After taking the cup, he gave thanks and said, “Take this and divide it among you. For I tell you I will not drink again of the fruit of the vine until the kingdom of God comes.”
And he took bread, gave thanks and broke it, and gave it to them, saying, “This is my body given for you; do this in remembrance of me.”
In the same way, after the supper he took the cup, saying, “This cup is the new covenant in my blood, which is poured out for you.”
What an absolutely bizarre, dumbfounding thing that would have been to witness! I can’t imagine what the disciples were thinking. I mean, what does one do with “This cup is the new covenant in my blood”? The audacity! Thousands of years of Jewish covenantal tradition usurped in a few moments around a dinner table…
Still, within hours the disciples would see all too clearly that Jesus was serious. Sadly, beautifully, graciously: Jesus’s words proved all too literal. He was the new sacrifice: the once, future, and final sacrifice. And it was for everybody.

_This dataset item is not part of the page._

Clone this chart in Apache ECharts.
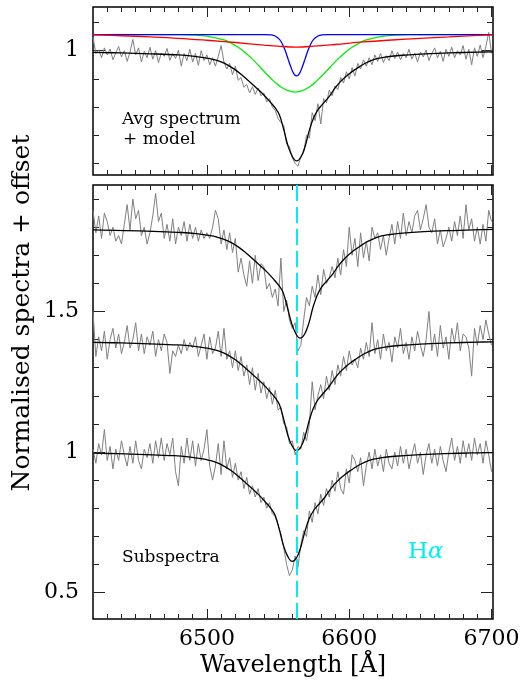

Here is the truly radical, mind-blowing thing about Easter and what it represents: it means that everyone—even the most despicable, lowly sinners among us—can enter into communion with God. It means that our imperfect notions of worth and value and conditional love are rendered moot and passé. His love (thankfully) has nothing to do with our deserving it. C.S. Lewis clarifies this revolutionary idea when he says, in his essay “Membership”:
“God did not die for man because of some value He perceived in him. The value of each human soul considered simply in itself, out of relation to God, is zero. As St. Paul writes, to have died for valuable men would have been not divine but merely heroic; but God died for sinners. He loved us not because we were lovable, but because He is Love. It may be that He loves all equally—He certainly loved all to the death—and I am not certain what the expression means. If there is equality, it is in His love, not in us.”
I can’t admit to fully understanding the mind-blowing mysteries of Easter and all that it means, but I do know this much: we are all invited to the celebration.